Late in 2018, Little League International announced its new leadership structure. Perhaps the most notable executive named in the move is Senior Vice President and Chief Marketing Officer Liz DiLullo Brown. Now in her 10th year with Little League, Brown becomes the organization’s first female senior executive.
In her decade with the organization, the relationship between Little League and Major League Baseball has grown significantly with the establishment and growth of the MLB Little League Classic, among other initiatives.
“MLB commissioner Rob Manfred made building a relationship with Little League a huge priority,” Brown stated. “We then worked with departments across MLB to align Little League with some of their initiatives. Our work together revolved around trying to take things like ‘Play Ball’ and message them out to our Little League audience to make sure they have an opportunity to experience the game maybe in a different environment than even in just local league play.”
To do this, Little League works with ticketing professionals at MLB to create opportunities for local players and their families go to Major League games. The hope, Brown said, is that will foster a passion for the game in Little Leaguers. Many former Little Leaguers now playing in the majors are often happy to engage and set a good example for children following in their footsteps.
“There are so many former Little Leaguers that are in the big leagues that are serving as an inspiration to our players,” Brown said. “Through getting kids to games and through our digital content, we try to highlight the great things that MLB does and those big leaguers who can be a positive influence for the youth in our program.”
Another huge aspect of Brown’s work over the past decade has been increasing Little League’s digital presence through a redesign of the organization’s website and a bigger emphasis on high-quality social media content.
Through working with ESPN, Brown and Little League get footage of the Little League World Series to use for social content during the tournament. For offseason content, Little League produces training and educational content, content about Little League alumni, and explores putting a Little League spin on trending topics.

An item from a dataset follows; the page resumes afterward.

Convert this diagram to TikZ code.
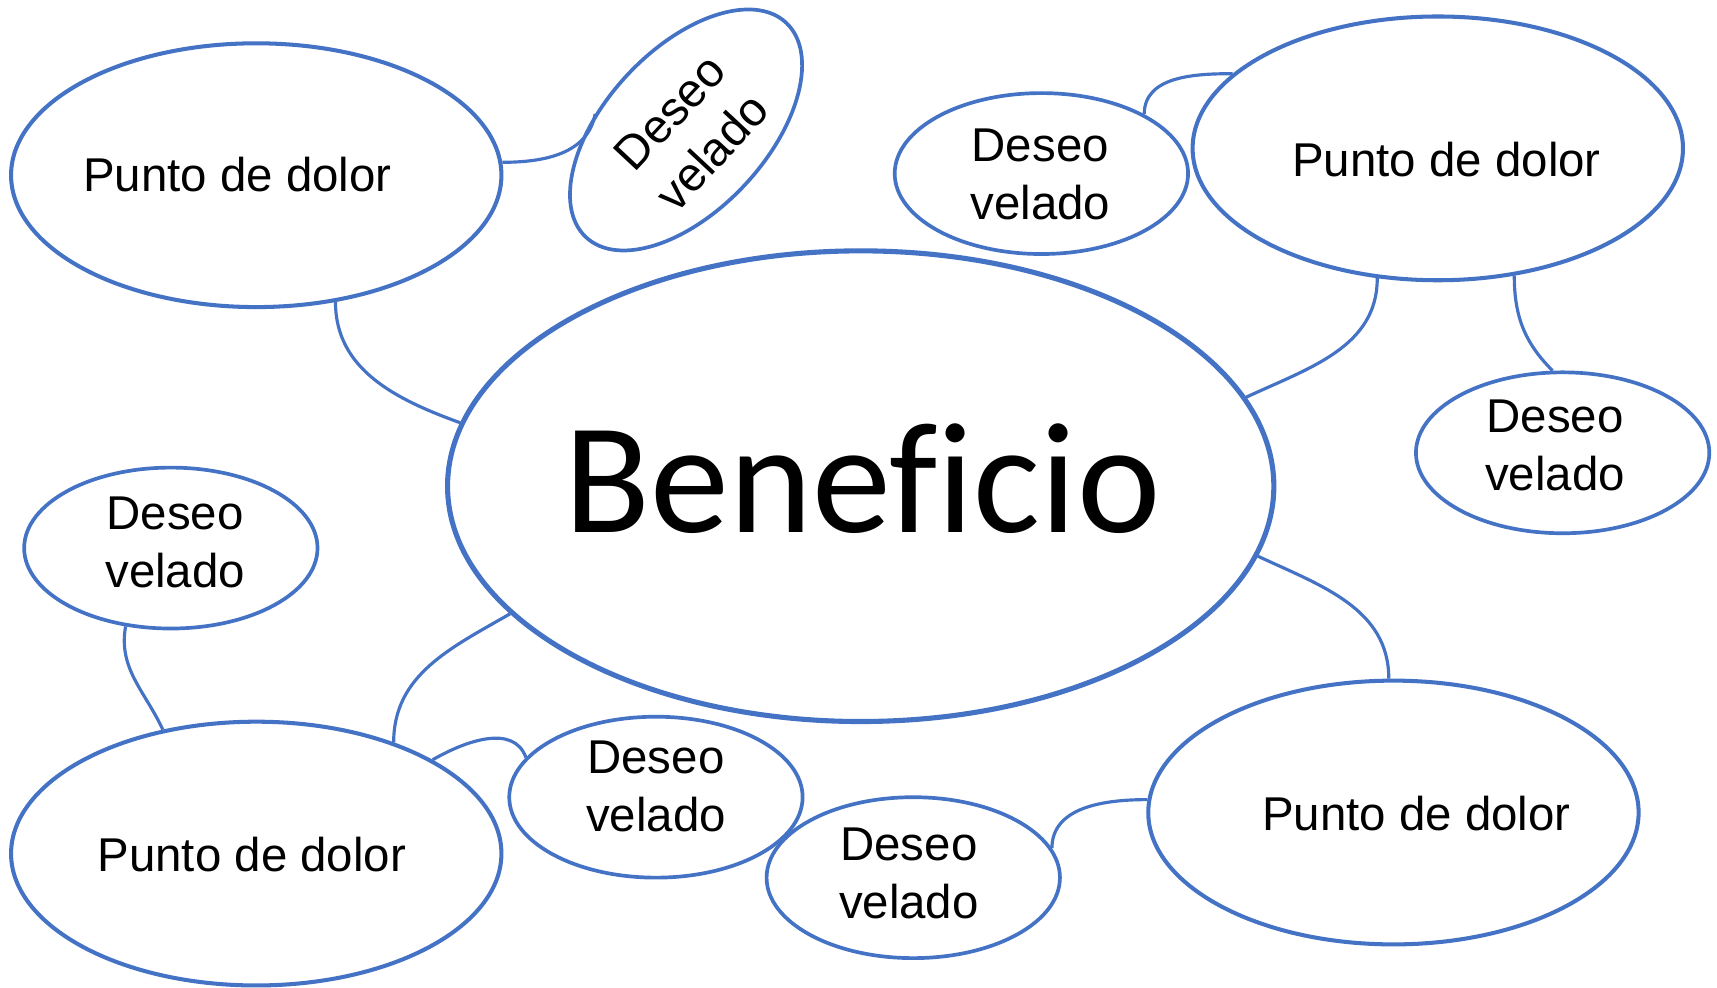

“We always also look forward to storytelling during the regular season,” Brown said. “We go out to our local leagues and capture content of volunteers and of families and players participating. We attend spring training to try to interview former Little League alumni. We go overseas and capture what’s happening internationally with the sport. So we’re going to continue to do more of that and just be able to tell those global stories of baseball and softball — and the role that Little League has in those stories.”
While some of the children playing Little League aren’t old enough to fully embrace social media, Little League keeps pushing its content to new heights by focusing on grabbing the attention of parents.
“We know from our own research that parents influence the path of a child and pick their activities whether it’s out of convenience, opportunity, or the overall experience. So for things like Facebook, our messages are focused on the parent audience. Instagram obviously skews younger, so we’ve had some success by looking at short-form video and other content that is appealing to millennial parents or the younger generation.”
Brown is also credited as a driving force behind Little League’s partnerships with brands.
“Partnership has always been important to Little League and it’s how we are able to operate. It’s how we were able to put out specific programming that provides offers to families and leagues. Relationships like Dick’s Sporting Goods and Cigna and Gatorade and others have continued to help us evolve and grow over the years.”
As the new year begins, Brown plans to expand how technology will help the organization continue to grow while improving the Little League experience for players and their families on all fronts.
“We’re always focused on helping our local leagues in different communities create a great experience for the players. We think a lot about how technology can impact that experience, so we are continuing to innovate. We have great tools like our league finder, which helps parents find a local program at any point during the year. We’ve been working really closely with some of our partners to create more solutions for registration and things like scorekeeping.”
While Brown recognizes the historic nature of her earning an SVP role, she’s approaching this new role the same way that she has others at Little League: with a collaborative attitude and a strong work ethic.
“It’s not lost on me that there’s significance in having the role I have. I’ve been here a long time and I’ve had a tremendous opportunity to be working with and mentored by folks both inside and outside the organization. More than anything, I’m excited about the opportunity that’s ahead of me. I believe in working hard and contributing to the organizational mission/goals and being able to give back.
“Very early on in my career, I had the opportunity to get involved in industry organizations and interact with both female and male leaders that gave me the time throughout my career. My goal is to be able to do more of that for others.”
Brown has already had the opportunity to mentor some young professionals in the industry. She greatly appreciates the opportunity to pay it forward after working closely with plenty of quality professionals in and out of baseball over the years. Her advice to those she mentors is to follow her lead and constantly be growing their professional network.
“Network with others as much as you can. Listen to the advice that you’re given. You might not use all of it, but take it all in and determine what helps you chart your path. It’s really important to have people that you can lean on.”